XIVe s. Ainsi Sainte-Severe fu prise et conquestée ; De blefs et de bon vin y ot grande marée [abondance], Guesclin. 20393.

XVe s. Et vinrent de cette marée la premiere nuit gesir devant Gravesainde ; l'endemain et la tierce marée ils nagerent tant par mer qu'ils virent Flandre, Froissart, I, I, 68. Si ils [les pêcheurs] se guerroyoient, on n'auroit point de marée, ni nul n'oseroit aller pescher, si il n'estoit conduit et gardé de gens d'armes, Froissart, II, III, 45. Recepte des caves deues au roy, c'est assavoir que chascun pescheur doivent au seigneur en saison de caresme une marée, Du Cange, maretinium.
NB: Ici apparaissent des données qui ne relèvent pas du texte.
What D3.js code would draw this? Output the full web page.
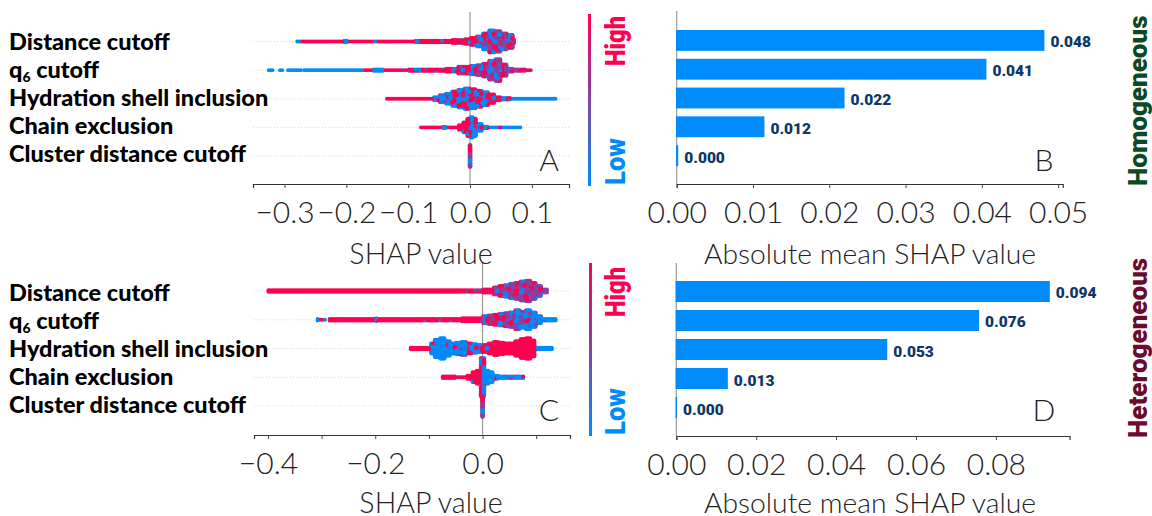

XVIe s. Pour aller à Anver querir la charge de deux chevaulx de marée, Carloix, VI, 11. Et ayant fait voile avec vent et marée, fort à gré, nous vinsmes surgir en moins de dix heures à Douvres, Carloix, VIII, 30. Ainsi se forgea cette infinie marée d'hommes qui s'escoula en Italie sous Brennus et aultres, Montaigne, III, 98.

ÉTYMOLOGIE

Marée tient à une forme barbare mareare, mariare, naviguer, qu'on trouve dans du Cange, et qui vient de mare, la mer.

SUPPLÉMENT AU DICTIONNAIRE

MARÉE. Ajoutez :
4 Terme de pêche. Au jour se fait le travail inverse, et les lignes [dites palangres] sont relevées en commençant par le bout du large ; cette double opération s'appelle une marée, Rev. des Deux-Mondes, 1er nov. 1874, p. 116.